Math.degrees = function(radians) {
    return radians * 180 / Math.PI;
};

//converted this from a python func on wikipedia, 
//not sure if it's working properly or not
function convertQuatToEuler(w, x, y, z){ 
    ysqr = y * y;
    t0 = 2 * (w * x + y * z);
    t1 = 1 - 2 * (x * x + ysqr);
    X = Math.degrees(Math.atan2(t0, t1));
    t2 = 2 * (w * y - z * x);
    t2 = (t2 >= 1) ? 1 : t2;
    t2 = (t2 < -1) ? -1 : t2;
    Y = Math.degrees(Math.asin(t2));
    t3 = 2 * (w * z + x * y);
    t4 = 1 - 2 * (ysqr + z * z);
    Z = Math.degrees(Math.atan2(t3, t4));
    console.log('converted', {w, x, y, z}, 'to', {X, Y, Z});
    return {X, Y, Z};
}

function applyGlobalShift(x, y, z, quat) {
    var euler = convertQuatToEuler(quat.w, quat.x, quat.y, quat.z);
    x = x - euler.X; // total guess
    y = y - euler.Y; // total guess
    z = z - euler.Z; // total guess
    console.log('converted', quat, 'to', [x, y, z]);
    return [x, y, z];
}

// represents the entity's current local rotation in space
var quat = {
    w:0.6310858726501465,
    x:0,
    y:-0.7757129669189453,
    z:0
}

console.log(applyGlobalShift(-5, 0, 0, quat));

Don't laugh at my terrible guess at how to calculate the offset :P I knew it was not even close but I'm really bad at math

Answer 1

Quaternions are used as a replacement for euler angles. Your approach, thus, defeats their purpose. Instead of trying to use euler angles, levy the properties of a quaternion.

1. A quaternion has 4 components, 3 vector components and a scalar component.

   q = x*i + y*j + z*k + w
   

   A quaternion therefore has a vector part x*i + y*j + z*k and a scalar part w. A vector is thus a quaternion with a zero scalar or real component.

2. It is important to note that a vector multiplied by a quaternion is another vector. This can be easily proved by using the rules of multiplication of quaternion basis elements (left as an exercise for the reader).

3. The inverse of a quaternion is simply its conjugate divided by its magnitude. The conjugate of a quaternion w + (x*i + y*j + z*k) is simply w - (x*i + y*j + z*k), and its magnitude is sqrt(x*x + y*y + z*z + w*w).

A rotation of a vector is simply the vector obtained by rotating that vector through an angle about an axis. Rotation quaternions represent such an angle-axis rotation as shown here.

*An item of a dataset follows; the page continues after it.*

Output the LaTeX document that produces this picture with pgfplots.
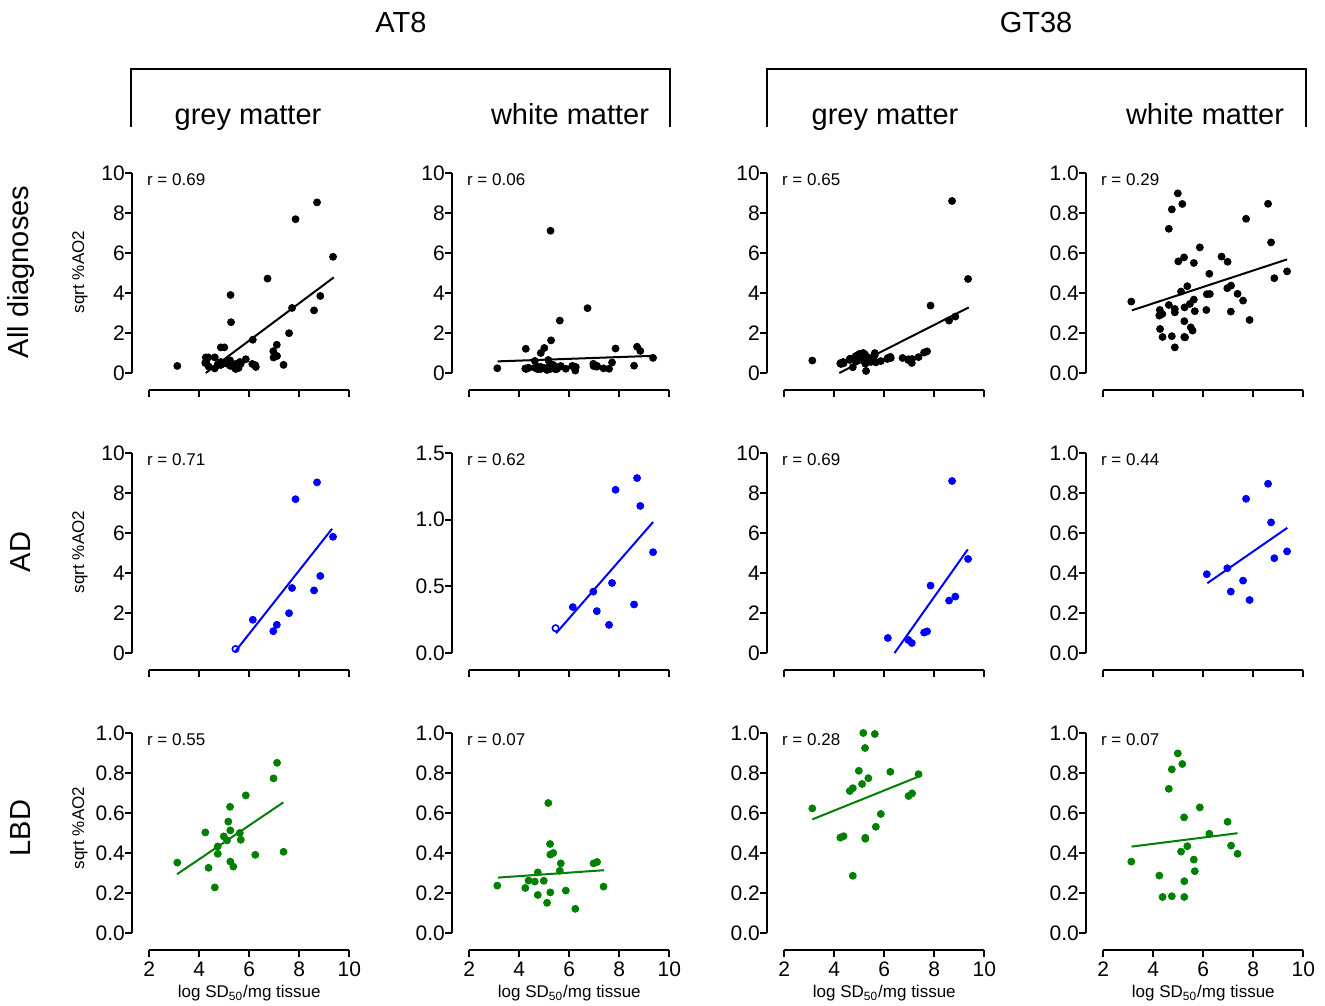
\documentclass[border=0pt]{standalone}
\usepackage{fontspec}
\setmainfont{Liberation Sans}
\usepackage{pgfplots}
\usepackage{pgfplotstable}
\pgfplotsset{compat=1.18}
\definecolor{adblue}{RGB}{0,0,255}
\definecolor{lbdgreen}{RGB}{0,128,0}

% columns: AT8 grey (agm), AT8 white (awm), GT38 grey (ggm), GT38 white (gwm)
\pgfplotstableread{
x    agm   awm   ggm  gwm
6.14 1.66 0.344 0.75 0.394
6.96 1.09 0.460 0.65 0.424
7.10 1.41 0.314 0.50 0.307
7.59 1.99 0.211 1.02 0.362
7.71 3.25 0.525 1.08 0.771
7.85 7.69 1.224 3.37 0.265
8.59 3.13 0.364 2.62 0.846
8.71 8.53 1.312 8.60 0.653
8.84 3.85 1.103 2.82 0.474
9.35 5.81 0.756 4.70 0.508
}\adtab
\pgfplotstableread{
x    agm   awm   ggm  gwm
5.45 0.20 0.186 nan  nan
}\adopen
\pgfplotstableread{
x    agm   awm   ggm   gwm
3.12 0.352 0.237 0.623 0.357
4.24 0.503 0.225 0.477 0.287
4.37 0.326 0.262 0.484 0.180
4.62 0.228 0.257 0.710 0.721
4.74 0.433 0.303 0.724 0.818
4.74 0.396 0.190 0.286 0.184
4.98 0.483 0.261 0.811 0.898
5.11 0.463 0.151 0.745 0.407
5.16 0.557 0.650 1.000 0.845
5.23 0.631 0.445 0.925 0.578
5.24 0.513 0.392 0.476 0.259
5.24 0.357 0.203 0.471 0.180
5.36 0.332 0.400 0.774 0.434
5.62 0.500 0.311 0.995 0.367
5.66 0.466 0.348 0.531 0.309
5.86 0.688 0.212 0.595 0.628
6.24 0.391 0.121 0.806 0.496
6.97 0.773 0.348 0.685 0.556
7.11 0.851 0.355 0.698 0.437
7.37 0.406 0.232 0.794 0.396
}\lbdtab
\pgfplotstableread{
x    agm  awm  ggm  gwm
4.26 0.78 1.21 0.50 0.315
4.27 0.55 0.20 0.45 0.220
4.36 0.78 0.25 0.55 0.295
4.62 0.78 0.60 0.65 0.340
4.86 1.28 1.00 0.80 0.128
4.86 0.55 0.20 0.85 0.320
4.86 0.40 0.30 0.60 0.303
5.00 1.28 1.25 0.95 0.558
5.25 3.90 7.11 0.70 0.328
5.27 2.54 1.63 0.10 0.178
5.46 0.45 0.25 0.55 0.345
5.50 0.30 0.20 0.60 0.228
5.57 0.25 0.30 0.65 0.212
5.62 0.55 2.62 0.90 0.550
6.12 0.45 0.35 0.70 0.315
6.26 0.30 0.30 0.75 0.395
6.73 4.72 3.24 0.75 0.582
}\othtab

\pgfplotsset{
  panel/.style={
    scale only axis, width=100pt, height=100pt, anchor=south west,
    xmin=2, xmax=10, ymin=0,
    axis lines=left, axis line style={-, line width=0.9pt},
    axis x line shift=8.5pt, axis y line shift=8.5pt,
    tick align=outside, major tick length=3.5pt,
    every tick/.style={line width=0.9pt, black},
    xtick={2,4,6,8,10},
    /pgf/number format/assume math mode=true,
    tick label style={font=\fontsize{10.5}{12}\selectfont},
    yticklabel style={xshift=3.3pt},
    xticklabel style={yshift=1pt},
    clip=false,
  },
  ten/.style={ymax=10, ytick={0,2,4,6,8,10}},
  one/.style={ymax=1, ytick={0,0.2,0.4,0.6,0.8,1.0},
    yticklabel style={/pgf/number format/fixed, /pgf/number format/fixed zerofill, /pgf/number format/precision=1}},
  onefive/.style={ymax=1.5, ytick={0,0.5,1,1.5},
    yticklabel style={/pgf/number format/fixed, /pgf/number format/fixed zerofill, /pgf/number format/precision=1}},
  nox/.style={xticklabels={}},
  dot/.style={only marks, mark=*, mark size=1.75pt},
  fit/.style={no marks, line width=1pt},
}
\newcommand{\rval}[1]{\node[anchor=north west, inner sep=0pt, xshift=-1.3pt, font=\fontsize{8.5}{10}\selectfont] at (rel axis cs:0,1) {r = #1};}

\begin{document}
\begin{tikzpicture}
\path[use as bounding box] (0,0) rectangle (662.5pt,502.5pt);

% headers
\node[anchor=base, font=\fontsize{14.5}{17}\selectfont] at (200.5pt,486pt) {AT8};
\node[anchor=base, font=\fontsize{14.5}{17}\selectfont] at (518pt,486pt) {GT38};
\draw[line width=0.9pt] (65.5pt,439pt) -- (65.5pt,468pt) -- (335pt,468pt) -- (335pt,439pt);
\draw[line width=0.9pt] (383.5pt,439pt) -- (383.5pt,468pt) -- (653pt,468pt) -- (653pt,439pt);
\node[anchor=base, font=\fontsize{14.5}{17}\selectfont] at (124pt,440pt) {grey matter};
\node[anchor=base, font=\fontsize{14.5}{17}\selectfont] at (285pt,440pt) {white matter};
\node[anchor=base, font=\fontsize{14.5}{17}\selectfont] at (442.5pt,440pt) {grey matter};
\node[anchor=base, font=\fontsize{14.5}{17}\selectfont] at (602.5pt,440pt) {white matter};

% row labels
\node[rotate=90, font=\fontsize{14.5}{17}\selectfont] at (10.5pt,366.5pt) {All diagnoses};
\node[rotate=90, font=\fontsize{14.5}{17}\selectfont] at (10.5pt,226.5pt) {AD};
\node[rotate=90, font=\fontsize{14.5}{17}\selectfont] at (10.5pt,88.5pt) {LBD};
\node[rotate=90, font=\fontsize{8.5}{10}\selectfont] at (40pt,366.5pt) {sqrt \%AO2};
\node[rotate=90, font=\fontsize{8.5}{10}\selectfont] at (40pt,226.5pt) {sqrt \%AO2};
\node[rotate=90, font=\fontsize{8.5}{10}\selectfont] at (40pt,88.5pt) {sqrt \%AO2};

% x labels
\foreach \xx in {124.65,284.65,442.15,601.65}
  \node[font=\fontsize{8.5}{10}\selectfont] at (\xx pt,6pt) {log SD\textsubscript{50}/mg tissue};

%%%% row 1: all diagnoses
\begin{axis}[panel, ten, nox, at={(74.65pt,316pt)}]
  \addplot[dot, black] table[x=x, y=agm] {\othtab};
  \addplot[dot, black] table[x=x, y=agm] {\lbdtab};
  \addplot[dot, black] table[x=x, y=agm] {\adtab};
  \addplot[dot, black] table[x=x, y=agm] {\adopen};
  \addplot[fit, black] coordinates {(4.26,0) (9.38,4.78)};
  \rval{0.69}
\end{axis}
\begin{axis}[panel, ten, nox, at={(234.65pt,316pt)}]
  \addplot[dot, black] table[x=x, y=awm] {\othtab};
  \addplot[dot, black] table[x=x, y=awm] {\lbdtab};
  \addplot[dot, black] table[x=x, y=awm] {\adtab};
  \addplot[dot, black] table[x=x, y=awm] {\adopen};
  \addplot[fit, black] coordinates {(3.13,0.58) (9.42,0.86)};
  \rval{0.06}
\end{axis}
\begin{axis}[panel, ten, nox, at={(392.15pt,316pt)}]
  \addplot[dot, black] table[x=x, y=ggm] {\othtab};
  \addplot[dot, black] table[x=x, y=ggm] {\lbdtab};
  \addplot[dot, black] table[x=x, y=ggm] {\adtab};
  \addplot[fit, black] coordinates {(4.20,0) (9.38,3.28)};
  \rval{0.65}
\end{axis}
\begin{axis}[panel, one, nox, at={(551.65pt,316pt)}]
  \addplot[dot, black] table[x=x, y=gwm] {\othtab};
  \addplot[dot, black] table[x=x, y=gwm] {\lbdtab};
  \addplot[dot, black] table[x=x, y=gwm] {\adtab};
  \addplot[fit, black] coordinates {(3.14,0.313) (9.35,0.568)};
  \rval{0.29}
\end{axis}

%%%% row 2: AD
\begin{axis}[panel, ten, nox, at={(74.65pt,176pt)}]
  \addplot[dot, adblue] table[x=x, y=agm] {\adtab};
  \addplot[only marks, mark=o, mark size=1.6pt, adblue, line width=0.8pt] table[x=x, y=agm] {\adopen};
  \addplot[fit, adblue] coordinates {(5.44,0.08) (9.31,6.21)};
  \rval{0.71}
\end{axis}
\begin{axis}[panel, onefive, nox, at={(234.65pt,176pt)}]
  \addplot[dot, adblue] table[x=x, y=awm] {\adtab};
  \addplot[only marks, mark=o, mark size=1.6pt, adblue, line width=0.8pt] table[x=x, y=awm] {\adopen};
  \addplot[fit, adblue] coordinates {(5.47,0.148) (9.35,0.982)};
  \rval{0.62}
\end{axis}
\begin{axis}[panel, ten, nox, at={(392.15pt,176pt)}]
  \addplot[dot, adblue] table[x=x, y=ggm] {\adtab};
  \addplot[fit, adblue] coordinates {(6.41,0) (9.34,5.18)};
  \rval{0.69}
\end{axis}
\begin{axis}[panel, one, nox, at={(551.65pt,176pt)}]
  \addplot[dot, adblue] table[x=x, y=gwm] {\adtab};
  \addplot[fit, adblue] coordinates {(6.16,0.349) (9.36,0.626)};
  \rval{0.44}
\end{axis}

%%%% row 3: LBD
\begin{axis}[panel, one, at={(74.65pt,36pt)}]
  \addplot[dot, lbdgreen] table[x=x, y=agm] {\lbdtab};
  \addplot[fit, lbdgreen] coordinates {(3.11,0.294) (7.36,0.653)};
  \rval{0.55}
\end{axis}
\begin{axis}[panel, one, at={(234.65pt,36pt)}]
  \addplot[dot, lbdgreen] table[x=x, y=awm] {\lbdtab};
  \addplot[fit, lbdgreen] coordinates {(3.15,0.277) (7.39,0.314)};
  \rval{0.07}
\end{axis}
\begin{axis}[panel, one, at={(392.15pt,36pt)}]
  \addplot[dot, lbdgreen] table[x=x, y=ggm] {\lbdtab};
  \addplot[fit, lbdgreen] coordinates {(3.12,0.568) (7.37,0.782)};
  \rval{0.28}
\end{axis}
\begin{axis}[panel, one, at={(551.65pt,36pt)}]
  \addplot[dot, lbdgreen] table[x=x, y=gwm] {\lbdtab};
  \addplot[fit, lbdgreen] coordinates {(3.13,0.432) (7.37,0.499)};
  \rval{0.07}
\end{axis}
\end{tikzpicture}
\end{document}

A vector v can be rotated about the axis and through the angle represented by a rotation quaternion q by conjugating v by q. In other words,

v' = q * v * inverse(q)

Where v' is the rotated vector and q * v * inverse(q) is the conjugation operation.

Since the quaternion represents a rotation, it can be reasonably assumed that its magnitude is one, making inverse(q) = q* where q* is the conjugate of q.

On separating q into real part s and vector part u and simplifying the quaternion operation (as beautifully shown here),

v' = 2 * dot(u, v) * u + (s*s - dot(u, u)) * v + 2 * s * cross(u, v)

Where dot returns the dot product of two vectors, and cross returns the cross product of two vectors.

Putting the above into (pseudo)code,

function rotate(v: vector3, q: quaternion4) -> vector3 {
    u = vector3(q.x, q.y, q.z)
    s = q.w
    return 2 * dot(u, v) * u + (s*s - dot(u, u)) * v + 2 * s * cross(u, v)
}

---

Now that we know how to rotate a vector with a quaternion, we can use the world (global) rotation quaternion to find the corresponding world direction (or axis) for a local direction by conjugating the local direction by the rotation quaternion.

The local forward axis is always given by 0*i + 0*j + 1*k. Therefore, to find the world forward axis for an object, you must conjugate the vector (0, 0, 1) with the world rotation quaternion.

Using the function defined above, the forward axis becomes

forward = rotate(vector3(0, 0, 1), rotationQuaternion)

Now that you have the world forward axis, a force applied along it will simply be a scalar multiple of the world forward axis.